Wicklow in Black & White: Discovering Solitude with a Hasselblad 500C/M in Glendalough- Ilford XP2-400
In the quiet hush of a Wicklow morning, I carried my Hasselblad 500C/M with a sense of ritual—measured, deliberate, and unhurried. The world felt softer here, as if Ireland itself had exhaled into Glendalough’s valley, wrapping stone, water, and sky into a single breath of stillness.
Black and white was the only way to experience this place. Color would have been a distraction—too loud for a location that speaks in whispers. Through the square frame, the lake emerged not just as a reflection of mountains, but of something deeper within me. The sunlight danced gently on the surface, breaking into fragments, as if time itself had loosened its grip.

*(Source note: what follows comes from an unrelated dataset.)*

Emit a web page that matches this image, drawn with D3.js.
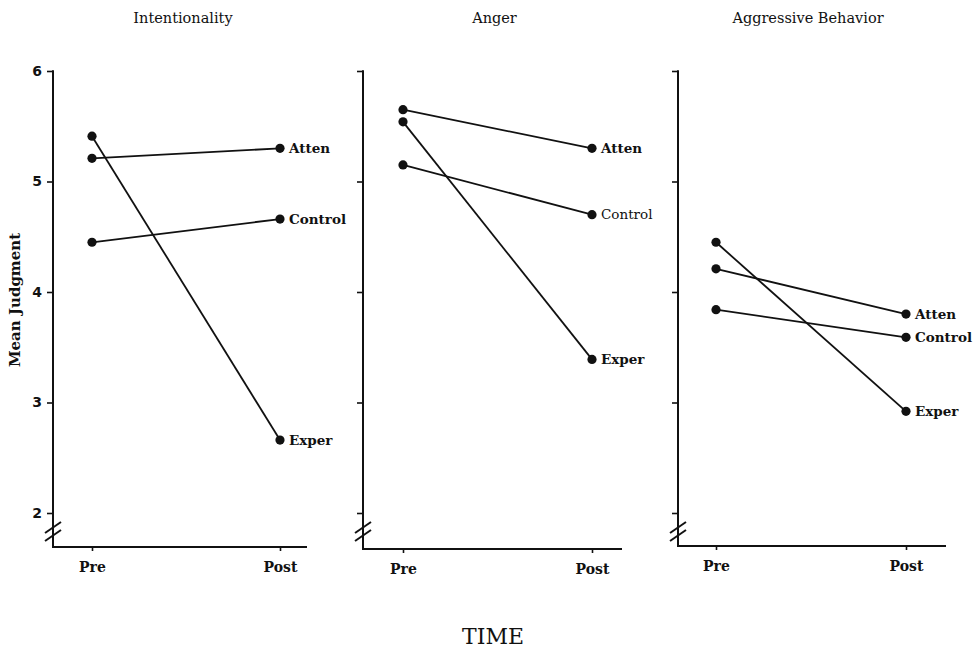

There was no one else around—just solitude, pure and honest. The kind that fills rather than empties. Every click of the shutter felt like a quiet conversation: between light and shadow, between where I stood and who I have been.
In that moment, I realised that photography captures not just a place, but a pause in life that reveals ourselves. In that flicker of reflected sunlight, I saw the weight of passing days, the stillness after movement, and the calm that follows understanding.
Glendalough did not seek attention. It simply existed—timeless, grounded, and real. In that existence, it offered something rare: space to reflect, to slow down, and to remember that life, like a frame of black-and-white film, gains meaning not from what is added, but from what is left out.